What is required
Print the material below exactly as it stands, please, from its first line to the line holding "0.55, 0.6, 0.65];", with no pictures.

Source data
◇ ◇ ◇ ◇

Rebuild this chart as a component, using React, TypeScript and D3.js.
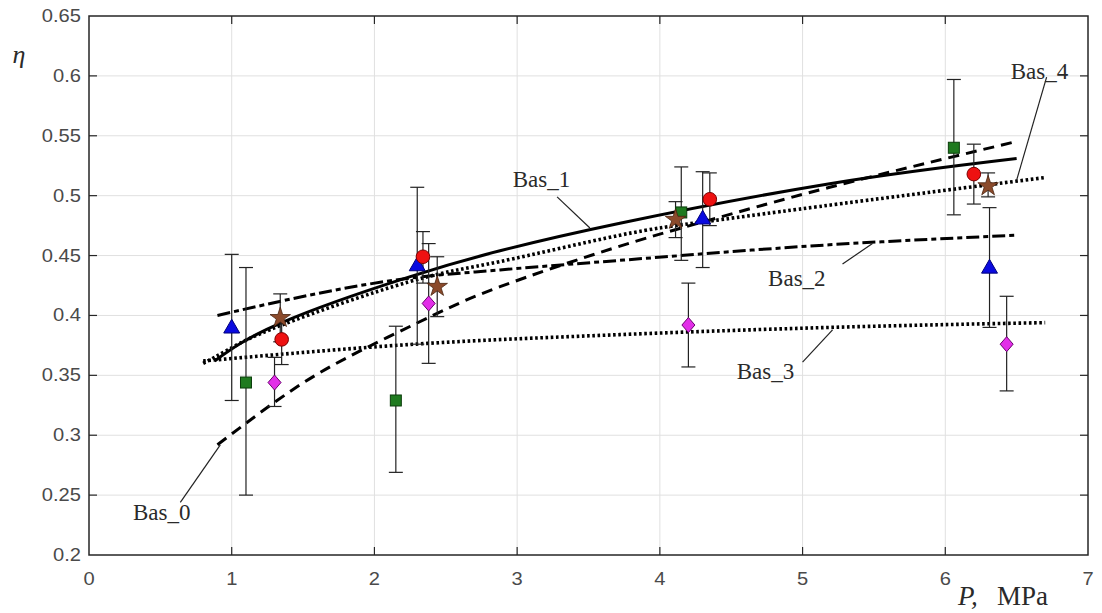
import React from "react";
import * as d3 from "d3";

// ---------- data ----------
const xTicks = [0, 1, 2, 3, 4, 5, 6, 7];
const yTicks = [0.2, 0.25, 0.3, 0.35, 0.4, 0.45, 0.5, 0.55, 0.6, 0.65];

// fitted curves (P, eta)
const bas0P = [0.9, 1.44, 1.91, 2.41, 2.88, 3.67, 4.3, 5.19, 6.49];
const bas0E = [0.292, 0.339, 0.371, 0.4, 0.424, 0.456, 0.478, 0.507, 0.545];
const bas1P = [0.88, 1.35, 2.24, 2.88, 3.72, 5.19, 6.5];
const bas1E = [0.362, 0.394, 0.432, 0.454, 0.477, 0.51, 0.531];
const bas2P = [0.9, 2.24, 2.88, 3.72, 5.19, 6.51];
const bas2E = [0.4, 0.431, 0.438, 0.446, 0.459, 0.467];
const bas3P = [0.8, 1.09, 2.28, 3.72, 5.19, 6.7];
const bas3E = [0.362, 0.365, 0.376, 0.384, 0.39, 0.394];
const bas4P = [0.8, 0.97, 1.35, 2.24, 2.88, 3.72, 4.3, 5.12, 6.69];
const bas4E = [0.36, 0.371, 0.392, 0.428, 0.445, 0.467, 0.478, 0.491, 0.515];

// experimental points with error bars
const triP = [1.0, 2.3, 4.3, 6.31];
const triE = [0.39, 0.442, 0.481, 0.44];
const triLo = [0.329, 0.376, 0.44, 0.39];
const triHi = [0.451, 0.507, 0.52, 0.49];

const sqP = [1.1, 2.15, 4.15, 6.06];
const sqE = [0.344, 0.329, 0.486, 0.54];
const sqLo = [0.25, 0.269, 0.446, 0.484];
const sqHi = [0.44, 0.391, 0.524, 0.597];

const circP = [1.35, 2.34, 4.35, 6.2];
const circE = [0.38, 0.449, 0.497, 0.518];
const circLo = [0.359, 0.427, 0.475, 0.493];
const circHi = [0.4, 0.47, 0.519, 0.543];

const diaP = [1.3, 2.38, 4.2, 6.43];
const diaE = [0.344, 0.41, 0.392, 0.376];
const diaLo = [0.324, 0.36, 0.357, 0.337];
const diaHi = [0.365, 0.46, 0.427, 0.416];

const starP = [1.34, 2.44, 4.11, 6.3];
const starE = [0.398, 0.424, 0.48, 0.508];
const starLo = [0.378, 0.399, 0.465, 0.499];
const starHi = [0.418, 0.449, 0.495, 0.519];

// curve labels: text position and leader line (data units)
const labelNames = ["Bas_0", "Bas_1", "Bas_2", "Bas_3", "Bas_4"];
const labelP = [0.51, 3.17, 4.96, 4.74, 6.66];
const labelE = [0.229, 0.507, 0.425, 0.347, 0.597];
const leadP1 = [0.64, 3.28, 5.28, 5.0, 6.71];
const leadE1 = [0.244, 0.499, 0.443, 0.361, 0.599];
const leadP2 = [0.92, 3.51, 5.49, 5.21, 6.5];
const leadE2 = [0.292, 0.473, 0.46, 0.388, 0.513];

// ---------- layout ----------
const W = 1102;
const H = 613;
const L = 89, R = 1088, T = 16, B = 555;

const x = d3.scaleLinear().domain([0, 7]).range([L, R]);
const y = d3.scaleLinear().domain([0.2, 0.65]).range([B, T]);

const zip = (a: number[], b: number[]) => a.map((v, i) => [v, b[i]] as [number, number]);
const lineNat = d3
  .line<[number, number]>()
  .x((d) => x(d[0]))
  .y((d) => y(d[1]))
  .curve(d3.curveNatural);
const lineMono = d3
  .line<[number, number]>()
  .x((d) => x(d[0]))
  .y((d) => y(d[1]))
  .curve(d3.curveMonotoneX);

const curves = [
  { pts: zip(bas0P, bas0E), dash: "11,7", w: 3, gen: lineNat },
  { pts: zip(bas1P, bas1E), dash: "", w: 3, gen: lineNat },
  { pts: zip(bas2P, bas2E), dash: "13,4,5,4", w: 3, gen: lineMono },
  { pts: zip(bas3P, bas3E), dash: "2.6,2.6", w: 3.6, gen: lineMono },
  { pts: zip(bas4P, bas4E), dash: "2.6,2.6", w: 3.6, gen: lineNat },
];

const starPath = d3.symbol().type(d3.symbolStar).size(130)() as string;
const triPath = d3.symbol().type(d3.symbolTriangle).size(110)() as string;

type Series = { P: number[]; E: number[]; lo: number[]; hi: number[]; kind: string };
const series: Series[] = [
  { P: triP, E: triE, lo: triLo, hi: triHi, kind: "tri" },
  { P: sqP, E: sqE, lo: sqLo, hi: sqHi, kind: "sq" },
  { P: diaP, E: diaE, lo: diaLo, hi: diaHi, kind: "dia" },
  { P: circP, E: circE, lo: circLo, hi: circHi, kind: "circ" },
  { P: starP, E: starE, lo: starLo, hi: starHi, kind: "star" },
];

function Marker({ kind, cx, cy }: { kind: string; cx: number; cy: number }) {
  if (kind === "tri")
    return <path d={triPath} transform={`translate(${cx},${cy + 1})`} fill="#0a0ae0" stroke="#00007a" strokeWidth={1} />;
  if (kind === "sq")
    return <rect x={cx - 5.5} y={cy - 5.5} width={11} height={11} fill="#1f7a1f" stroke="#0b3d0b" strokeWidth={1} />;
  if (kind === "circ")
    return <circle cx={cx} cy={cy} r={6.8} fill="#ee1111" stroke="#7a0000" strokeWidth={1} />;
  if (kind === "dia")
    return (
      <path
        d={`M${cx},${cy - 7.5}L${cx + 6.5},${cy}L${cx},${cy + 7.5}L${cx - 6.5},${cy}Z`}
        fill="#e22ee8"
        stroke="#6a006e"
        strokeWidth={1}
      />
    );
  return <path d={starPath} transform={`translate(${cx},${cy})`} fill="#8b4a2b" stroke="#4a2410" strokeWidth={0.8} />;
}

export default function App() {
  const tickLen = 8;
  return (
    <svg width={W} height={H} style={{ position: "absolute", left: 0, top: 0, background: "#fff" }}>
      {/* grid */}
      {xTicks.slice(1, -1).map((t) => (
        <line key={"gx" + t} x1={x(t)} x2={x(t)} y1={T} y2={B} stroke="#e0e0e0" strokeWidth={1} />
      ))}
      {yTicks.slice(1, -1).map((t) => (
        <line key={"gy" + t} x1={L} x2={R} y1={y(t)} y2={y(t)} stroke="#e0e0e0" strokeWidth={1} />
      ))}

      {/* curves */}
      {curves.map((c, i) => (
        <path
          key={"c" + i}
          d={c.gen(c.pts) as string}
          fill="none"
          stroke="#000"
          strokeWidth={c.w}
          strokeDasharray={c.dash || undefined}
        />
      ))}

      {/* error bars */}
      {series.map((s, si) =>
        s.P.map((p, i) => (
          <g key={"e" + si + "-" + i} stroke="#222" strokeWidth={1.2}>
            <line x1={x(p)} x2={x(p)} y1={y(s.lo[i])} y2={y(s.hi[i])} />
            <line x1={x(p) - 7} x2={x(p) + 7} y1={y(s.lo[i])} y2={y(s.lo[i])} />
            <line x1={x(p) - 7} x2={x(p) + 7} y1={y(s.hi[i])} y2={y(s.hi[i])} />
          </g>
        ))
      )}

      {/* markers */}
      {series.map((s, si) =>
        s.P.map((p, i) => <Marker key={"m" + si + "-" + i} kind={s.kind} cx={x(p)} cy={y(s.E[i])} />)
      )}

      {/* labels */}
      {labelNames.map((n, i) => (
        <g key={"l" + i}>
          <line
            x1={x(leadP1[i])}
            y1={y(leadE1[i])}
            x2={x(leadP2[i])}
            y2={y(leadE2[i])}
            stroke="#222"
            strokeWidth={1.2}
          />
          <text
            x={x(labelP[i])}
            y={y(labelE[i])}
            textAnchor="middle"
            fontFamily="'Liberation Serif', 'Times New Roman', serif"
            fontSize={23}
            fill="#2a2a2a"
          >
            {n}
          </text>
        </g>
      ))}

      {/* axes box */}
      <rect x={L} y={T} width={R - L} height={B - T} fill="none" stroke="#262626" strokeWidth={1.5} />
      {xTicks.slice(1, -1).map((t) => (
        <g key={"tx" + t} stroke="#262626" strokeWidth={1.2}>
          <line x1={x(t)} x2={x(t)} y1={B} y2={B - tickLen} />
          <line x1={x(t)} x2={x(t)} y1={T} y2={T + tickLen} />
        </g>
      ))}
      {yTicks.slice(1, -1).map((t) => (
        <g key={"ty" + t} stroke="#262626" strokeWidth={1.2}>
          <line x1={L} x2={L + tickLen} y1={y(t)} y2={y(t)} />
          <line x1={R} x2={R - tickLen} y1={y(t)} y2={y(t)} />
        </g>
      ))}

      {/* tick labels */}
      {xTicks.map((t) => (
        <g key={"xl" + t} transform={`translate(${x(t)},585) scale(1.15,1)`}>
          <text textAnchor="middle" fontFamily="'Liberation Sans', Arial, sans-serif" fontSize={17.5} fill="#4a4a4a">
            {d3.format("d")(t)}
          </text>
        </g>
      ))}
      {yTicks.map((t) => (
        <g key={"yl" + t} transform={`translate(81,${y(t) + 6}) scale(1.15,1)`}>
          <text textAnchor="end" fontFamily="'Liberation Sans', Arial, sans-serif" fontSize={17.5} fill="#4a4a4a">
            {String(+t.toFixed(2))}
          </text>
        </g>
      ))}

      {/* axis titles */}
      <text x={19} y={63} textAnchor="middle" fontFamily="'Liberation Serif', serif" fontStyle="italic" fontSize={26} fill="#2a2a2a">
        η
      </text>
      <text y={605} fontFamily="'Liberation Serif', serif" fontSize={27} fill="#2a2a2a">
        <tspan x={958} fontStyle="italic">P,</tspan>
        <tspan x={997}>MPa</tspan>
      </text>
    </svg>
  );
}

◇ ◇ ◇ ◇

Result
Rebuild this chart as a component, using React, TypeScript and D3.js.
import React from "react";
import * as d3 from "d3";

// ---------- data ----------
const xTicks = [0, 1, 2, 3, 4, 5, 6, 7];
const yTicks = [0.2, 0.25, 0.3, 0.35, 0.4, 0.45, 0.5, 0.55, 0.6, 0.65];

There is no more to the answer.